Just Announced: Philippians Sermon Series

Summary: Realizing you are God’s child comes with reassurance and responsibility.

John 15:16-17 “You May Already Be a Winner” Jan 20, 2008

There is a historical account of the preparations for one of Napoleon’s famous battles. As Napoleon was talking to a group of his high ranking officers, his horse, standing nearby, spooked and bolted. A quick thinking private, observing the scene, pursued the runaway on his own horse, and was able to return Napoleon’s horse safely.

“Well done, Captain,” said Napoleon upon his return.

The private, with eyes as big as saucers, and with only a moment’s hesitation, saluted smartly and said, “Yes, sir.”

He then headed straight to the supply tent, got himself a captain’s uniform, and moved into officer’s quarters. Never once did he say, “I don’t deserve it. I should have worked my way up through the ranks. I need to earn this.” No, he just said, “Yes, sir,” and accepted the newly assigned rank.

This one verse of John – verse 16 – reminds us of the exact same situation between us and our Lord.

Last week you heard me talk about the mark of baptism – the “invisible tattoo” that God places upon us as His children when we are baptized. It is God’s seal of ownership; our ‘undeserved rank’ among all other human beings in the Army of Mankind.

Wouldn’t it be great if all of us could just accept God’s mark upon our lives with the same readiness as our young soldier?

“OK, Dad, so I know who owns me now. Got the adoption papers right here. They gave them to me right after the church service. So… what’s in this deal for me?”

Somehow we look at this relationship with God like that sometime. We go through the motions, we’ve learned our Sunday School lessons, and we know the theory….now, what’s in this deal for me?

We look at God as the guy to call when we’re in a jam, need a favor, or want to comment on a sunset. We go through the motions of worship, and we’re certainly glad we are part of the family, but we really only get together as a family on the big days of the year – Christmas, Easter, a birthday here and there – and for the rest of the year, we just sort of put God on the speed dial of our lives. We want Him to be available really fast, but only when we need to call on Him.

But the Scripture says that GOD chose YOU….I don’t seem to recall anywhere it referred to us doing the choosing of when and where. What I’m trying to say here is that we forget sometimes who is in the driver’s seat of this relationship; and who is in the passenger seat.

Even the very young ones here can remember a time at school when we were in gym class; or on the playground, and somebody chose two captains of the team. We all lined up with bright shiny faces, and hoped that we would be picked first. It wasn’t so much that we were that anxious to get into the game, it was simply that we wanted the prestige and recognition of being wanted….and wanted as one of the first round picks. You see, we like the importance of being recognized as who’s team we’re on, but we forget that the captain actually expects us to come into the game prepared to follow His directions and listen to His instructions. Some of those games are much longer than the others; some even go into sudden death overtime. But all the while, our captain is there…watching the play, giving us advice and hoping we understand that this life game is a team effort….not a solo performance.

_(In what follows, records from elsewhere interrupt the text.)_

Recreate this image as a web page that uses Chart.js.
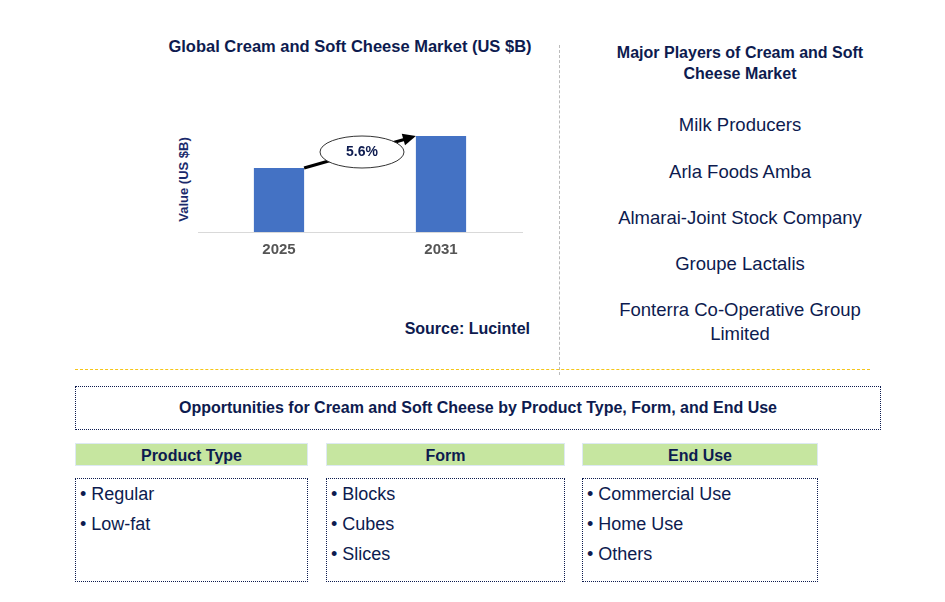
<!DOCTYPE html>
<html><head><meta charset="utf-8">
<script src="https://cdn.jsdelivr.net/npm/chart.js@4"></script>
<style>
body{margin:0;width:945px;height:602px;position:relative;background:#fff;font-family:"Liberation Sans",Arial,sans-serif;color:#0d1b4f;overflow:hidden}
.a{position:absolute}
.t{font-weight:bold;font-size:16px;text-align:center}
.pl{position:absolute;left:600px;width:280px;text-align:center;font-size:18.5px;color:#0d1b4f}
.hd{position:absolute;top:443px;height:23px;background:#c6e6a0;font-weight:bold;font-size:16px;text-align:center;line-height:23px;border:1px solid #dde9f2;box-sizing:border-box}
.bx{position:absolute;top:478px;height:104px;border:1px dotted #0d1b4f;box-sizing:border-box;font-size:18px;padding:0 0 0 4px;line-height:30px}
</style></head><body>
<div class="a t" style="left:150px;top:37px;width:400px;font-size:16.5px">Global Cream and Soft Cheese Market (US $B)</div>
<div class="a" style="left:128px;top:172px;width:110px;transform:rotate(-90deg);text-align:center;font-weight:bold;font-size:13px;color:#1a2a6c">Value (US $B)</div>
<div class="a" style="left:160px;top:100px;width:380px;height:168px"><canvas id="c" width="380" height="168"></canvas></div>
<div class="a t" style="left:380px;top:320px;width:150px;text-align:right">Source: Lucintel</div>
<div class="a" style="left:559px;top:45px;height:330px;border-left:1px dashed #bbb"></div>
<div class="a t" style="left:595px;top:42px;width:290px;line-height:21px">Major Players of Cream and Soft Cheese Market</div>
<div class="pl" style="top:114px">Milk Producers</div>
<div class="pl" style="top:161px">Arla Foods Amba</div>
<div class="pl" style="top:207px">Almarai-Joint Stock Company</div>
<div class="pl" style="top:253px">Groupe Lactalis</div>
<div class="pl" style="top:298px;line-height:24px">Fonterra Co-Operative Group Limited</div>
<div class="a" style="left:75px;top:369px;width:795px;border-top:1px dashed #f5c518"></div>
<div class="a t" style="left:75px;top:386px;width:806px;height:44px;border:1px dotted #0d1b4f;box-sizing:border-box;line-height:42px;font-size:16px">Opportunities for Cream and Soft Cheese by Product Type, Form, and End Use</div>
<div class="hd" style="left:75px;width:233px">Product Type</div>
<div class="hd" style="left:326px;width:239px">Form</div>
<div class="hd" style="left:582px;width:236px">End Use</div>
<div class="bx" style="left:75px;width:233px">• Regular<br>• Low-fat</div>
<div class="bx" style="left:326px;width:239px">• Blocks<br>• Cubes<br>• Slices</div>
<div class="bx" style="left:582px;width:236px">• Commercial Use<br>• Home Use<br>• Others</div>
<script>
const years=["2025","2031"];
const values=[2.0,3.0];
const cagr="5.6%";
const arrowPlugin={id:'arr',afterDatasetsDraw(ch){
 const m=ch.getDatasetMeta(0).data;const ctx=ch.ctx;
 const x1=m[0].x+m[0].width/2,y1=m[0].y,x2=m[1].x-m[1].width/2,y2=m[1].y;
 ctx.save();ctx.strokeStyle='#000';ctx.lineWidth=3;
 ctx.beginPath();ctx.moveTo(x1,y1);ctx.lineTo(x2-10,y2+3);ctx.stroke();
 const ang=Math.atan2(y2-y1,x2-x1);
 ctx.fillStyle='#000';ctx.beginPath();ctx.moveTo(x2,y2);
 ctx.lineTo(x2-13*Math.cos(ang)+6*Math.sin(ang),y2-13*Math.sin(ang)-6*Math.cos(ang));
 ctx.lineTo(x2-13*Math.cos(ang)-6*Math.sin(ang),y2-13*Math.sin(ang)+6*Math.cos(ang));ctx.fill();
 const cx=(x1+x2)/2+2,cy=(y1+y2)/2;
 ctx.beginPath();ctx.ellipse(cx,cy,42,16,0,0,Math.PI*2);ctx.fillStyle='#fff';ctx.fill();
 ctx.lineWidth=1;ctx.strokeStyle='#333';ctx.stroke();
 ctx.fillStyle='#0d1b4f';ctx.font='bold 14px "Liberation Sans",Arial';ctx.textAlign='center';ctx.textBaseline='middle';
 ctx.fillText(cagr,cx,cy);ctx.restore();}};
new Chart(document.getElementById('c'),{type:'bar',
 data:{labels:years,datasets:[{data:values,backgroundColor:'#4472c4',barPercentage:0.31,categoryPercentage:1}]},
 options:{responsive:false,animation:false,maintainAspectRatio:false,
  layout:{padding:{left:38,right:18,top:0,bottom:8}},
  plugins:{legend:{display:false},tooltip:{enabled:false}},
  scales:{y:{display:false,min:0,max:4.125},
   x:{grid:{display:false},border:{color:'#d9d9d9'},ticks:{color:'#555',padding:1,font:{weight:'bold',size:15,family:'"Liberation Sans",Arial'}}}}},
 plugins:[arrowPlugin]});
</script>
</body></html>
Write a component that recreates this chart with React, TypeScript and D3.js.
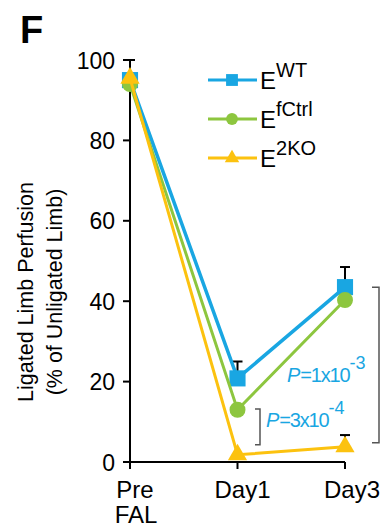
import React from "react";
import * as d3 from "d3";

const timepoints = ["Pre", "Day1", "Day3"];
const seriesNames = ["WT", "fCtrl", "2KO"];
const wtValues = [95, 20.8, 43.5];
const fctrlValues = [94, 13, 40.3];
const ko2Values = [95.5, 1.8, 3.8];
const wtErrors = [5, 4.2, 5];
const fctrlErrors = [0, 0, 0];
const ko2Errors = [0, 0, 2.9];
const yTicks = [0, 20, 40, 60, 80, 100];

const FONT = "Liberation Sans, Arial, Helvetica, sans-serif";
const COLORS: Record<string, string> = { WT: "#19a6e2", fCtrl: "#8dc63f", "2KO": "#fcc20f" };
const SYMBOLS: Record<string, d3.SymbolType> = {
  WT: d3.symbolSquare,
  fCtrl: d3.symbolCircle,
  "2KO": d3.symbolTriangle,
};

export default function App() {
  const W = 391;
  const H = 529;
  const y = d3.scaleLinear().domain([0, 100]).range([462, 60]);
  const x = d3.scalePoint<string>().domain(timepoints).range([130, 345]);

  const series = [
    { name: "WT", values: wtValues, errs: wtErrors },
    { name: "fCtrl", values: fctrlValues, errs: fctrlErrors },
    { name: "2KO", values: ko2Values, errs: ko2Errors },
  ];

  const line = d3
    .line<number>()
    .x((_, i) => x(timepoints[i]) as number)
    .y((d) => y(d));

  const markerSize: Record<string, number> = { WT: 260, fCtrl: 200, "2KO": 160 };
  const legendSize: Record<string, number> = { WT: 140, fCtrl: 110, "2KO": 90 };

  return (
    <svg
      width={W}
      height={H}
      style={{ position: "absolute", left: 0, top: 0, background: "#fff" }}
      fontFamily={FONT}
    >
      <text x={20} y={43} fontSize={38} fontWeight="bold">F</text>

      {/* y axis label */}
      <g transform="translate(33,292) rotate(-90)" fontSize={21.5} textAnchor="middle">
        <text x={0} y={0}>Ligated Limb Perfusion</text>
        <text x={0} y={29}>(% of Unligated Limb)</text>
      </g>

      {/* axes */}
      <line x1={130} x2={130} y1={y(100)} y2={y(0)} stroke="#000" strokeWidth={2} />
      <line x1={123} x2={x("Day3")} y1={y(0)} y2={y(0)} stroke="#000" strokeWidth={2} />
      {yTicks.map((t) => (
        <g key={t}>
          <line x1={123} x2={130} y1={y(t)} y2={y(t)} stroke="#000" strokeWidth={2} />
          <text x={115} y={y(t) + 8.5} fontSize={23} textAnchor="end">{t}</text>
        </g>
      ))}
      {timepoints.map((t) => (
        <line key={t} x1={x(t)} x2={x(t)} y1={y(0)} y2={y(0) + 7} stroke="#000" strokeWidth={2} />
      ))}
      <g fontSize={24} textAnchor="middle">
        <text x={(x("Pre") as number) + 5} y={498}>Pre</text>
        <text x={(x("Pre") as number) + 6} y={523}>FAL</text>
        <text x={(x("Day1") as number) + 5} y={498}>Day1</text>
        <text x={(x("Day3") as number) + 7} y={498}>Day3</text>
      </g>

      {/* error bars */}
      {series.map((s) =>
        s.values.map((v, i) =>
          s.errs[i] > 0 ? (
            <g key={s.name + i} stroke="#000" strokeWidth={2}>
              <line x1={x(timepoints[i])} x2={x(timepoints[i])} y1={y(v)} y2={y(v + s.errs[i])} />
              <line
                x1={(x(timepoints[i]) as number) - 5}
                x2={(x(timepoints[i]) as number) + 5}
                y1={y(v + s.errs[i])}
                y2={y(v + s.errs[i])}
              />
            </g>
          ) : null
        )
      )}

      {/* lines and markers */}
      {series.map((s) => (
        <g key={s.name}>
          <path d={line(s.values) as string} fill="none" stroke={COLORS[s.name]} strokeWidth={s.name === "WT" ? 3.5 : 3} />
          {s.values.map((v, i) => (
            <path
              key={i}
              transform={`translate(${x(timepoints[i])},${y(v)})`}
              d={d3.symbol().type(SYMBOLS[s.name]).size(markerSize[s.name])() as string}
              fill={COLORS[s.name]}
            />
          ))}
        </g>
      ))}

      {/* significance brackets */}
      <path d={`M372,${y(43.5)} H379 V${y(4.8)} H372`} fill="none" stroke="#555" strokeWidth={1.5} />
      <path d={`M255,${y(13.2)} H260 V${y(4.3)} H255`} fill="none" stroke="#555" strokeWidth={1.5} />
      <text x={287} y={382} fontSize={20} fill={COLORS.WT}>
        <tspan fontStyle="italic">P</tspan>
        <tspan letterSpacing={-1.2}>=1x10</tspan>
        <tspan dy={-13} fontSize={18}>-3</tspan>
      </text>
      <text x={266} y={427} fontSize={20} fill={COLORS.WT}>
        <tspan fontStyle="italic">P</tspan>
        <tspan letterSpacing={-1.2}>=3x10</tspan>
        <tspan dy={-13} fontSize={18}>-4</tspan>
      </text>

      {/* legend */}
      {seriesNames.map((n, i) => {
        const ly = 80 + i * 39;
        return (
          <g key={n}>
            <line x1={208} x2={257} y1={ly} y2={ly} stroke={COLORS[n]} strokeWidth={3} />
            <path
              transform={`translate(232,${ly})`}
              d={d3.symbol().type(SYMBOLS[n]).size(legendSize[n])() as string}
              fill={COLORS[n]}
            />
            <text x={260} y={ly + 9} fontSize={24}>
              E
              <tspan dy={-12} fontSize={20}>{n}</tspan>
            </text>
          </g>
        );
      })}
    </svg>
  );
}
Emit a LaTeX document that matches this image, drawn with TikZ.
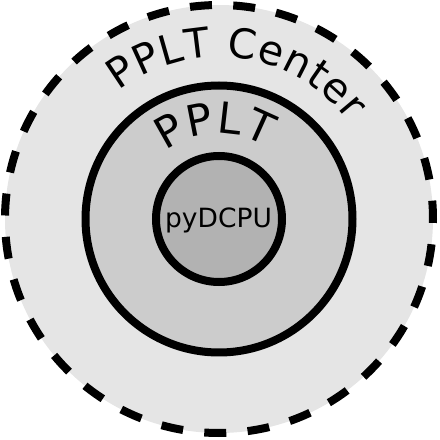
\documentclass[tikz,border=0pt]{standalone}
\usepackage{fontspec}
\setmainfont{DejaVu Sans}
\usetikzlibrary{decorations.text}
\begin{document}
\begin{tikzpicture}[x=1pt,y=1pt,
        ring/.style={line width=8pt},
        arclabel/.style={decorate, decoration={text along path, text align=fit to path, text={#1}}}]
        \useasboundingbox (0,0) rectangle (440,440);
        \coordinate (mid) at (219,221);

        % Draw the three nested circles
        \filldraw[ring, fill=black!10, dash pattern=on 22pt off 21.37pt, dash phase=3.67pt] (mid) circle[radius=214pt];
        \filldraw[ring, fill=black!20] (mid) circle[radius=133.5pt];
        \filldraw[ring, fill=black!30] (mid) circle[radius=63pt];

        % Add labels along the arcs
        \path[arclabel={|\fontsize{41}{41}\selectfont|PPLT Center}] ([shift={(128:162pt)}]mid) arc[start angle=128, end angle=37, radius=162pt];
        \path[arclabel={|\fontsize{43}{43}\selectfont|PPLT}] ([shift={(128:86pt)}]mid) arc[start angle=128, end angle=57, radius=86pt];

        \node[font=\fontsize{26.5}{30}\selectfont, anchor=base, inner sep=0pt] (core) at (218.5,212) {pyDCPU};

    \end{tikzpicture}
\end{document}
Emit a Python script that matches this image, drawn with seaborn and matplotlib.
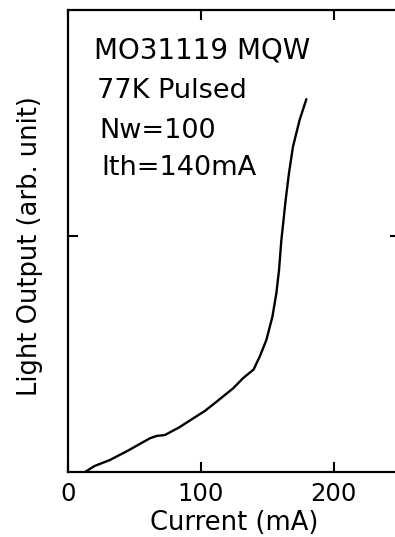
import matplotlib
matplotlib.use("Agg")
import matplotlib.pyplot as plt
import seaborn as sns
import pandas as pd

# Data (current in mA, light output in arbitrary units)
current_ma = [12.8, 20, 31.6, 45, 61.7, 66.7, 72.9, 84, 94.2, 103, 111.8, 124.3,
              131.8, 139.8, 144.4, 149.4, 153.9, 156.9, 158.9, 160.6, 163.9,
              166.4, 169.4, 174.4, 179.5]
light_out = [0.0, 0.013, 0.026, 0.046, 0.073, 0.078, 0.080, 0.097, 0.116, 0.132,
             0.152, 0.181, 0.203, 0.222, 0.250, 0.286, 0.336, 0.387, 0.437, 0.50,
             0.589, 0.647, 0.704, 0.762, 0.807]
x_ticks = [0, 100, 200]
x_tick_labels = ["0", "100", "200"]
y_ticks = [0.51]
annotations = ["MO31119 MQW", "77K Pulsed", "Nw=100", "Ith=140mA"]

sns.set_style("ticks")
plt.rcParams["font.family"] = ["DejaVu Sans"]
plt.rcParams["text.color"] = "black"
plt.rcParams["axes.labelcolor"] = "black"
plt.rcParams["xtick.color"] = "black"
plt.rcParams["ytick.color"] = "black"

df = pd.DataFrame({"Current": current_ma, "Light": light_out})

fig = plt.figure(figsize=(3.95, 5.37), dpi=100)
ax = fig.add_axes([68 / 395, 65 / 537, 332 / 395, 462 / 537])

sns.lineplot(data=df, x="Current", y="Light", ax=ax, sort=False, estimator=None,
             color="black", linewidth=1.7)

ax.set_xlim(0, 250)
ax.set_ylim(0, 1)

for s in ax.spines.values():
    s.set_visible(True)
    s.set_linewidth(1.6)
    s.set_color("black")

ax.set_xticks(x_ticks)
ax.set_xticklabels(x_tick_labels)
ax.set_yticks(y_ticks)
ax.set_yticklabels([])
ax.tick_params(axis="both", which="major", direction="in", length=7, width=1.5,
               top=True, right=True, labelsize=17.5, pad=7.5,
               colors="black", labelcolor="black")

ax.set_xlabel("Current (mA)", fontsize=18.5, color="black")
ax.set_ylabel("Light Output (arb. unit)", fontsize=18.5, color="black")
ax.xaxis.set_label_coords(0.5, -0.083)
ax.yaxis.set_label_coords(-0.075, 0.49)

xs = [0.078, 0.087, 0.096, 0.102]
ys = [0.896, 0.810, 0.723, 0.643]
sizes = [20, 19.5, 19.5, 19.5]
for t, xx, yy, fs in zip(annotations, xs, ys, sizes):
    ax.text(xx, yy, t, transform=ax.transAxes, fontsize=fs, va="baseline",
            ha="left", color="black")

fig.savefig("out.png", dpi=100)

God has chosen us all, and just like that football team, or Napoleon’s Army, God has been very deliberate about stressing that this is all very much a team effort. In every command, in every teaching, relationships are emphasized. Interacting with others, encouraging one another, reaching out to one another, and spreading the word through our compassion, our understanding, and our love to one another.

You have been chosen for the winning team. Your success at winning the prize has been assured, but do not be the athlete who stop there. God’s Love is so vast, so deep, that he has given us the prize and said it’s ours before we ever enter the game or ever join the Army, but that doesn’t mean he wants us to sit on the sidelines for the rest of the game.

God has chosen us, but as John relates in this Scripture, chosen us as His own, for the purpose of going out to bear fruit. Not going to that mountaintop and living alone; but to be among the other children in the family, and most importantly, to live out the love that got you the prize in the first place.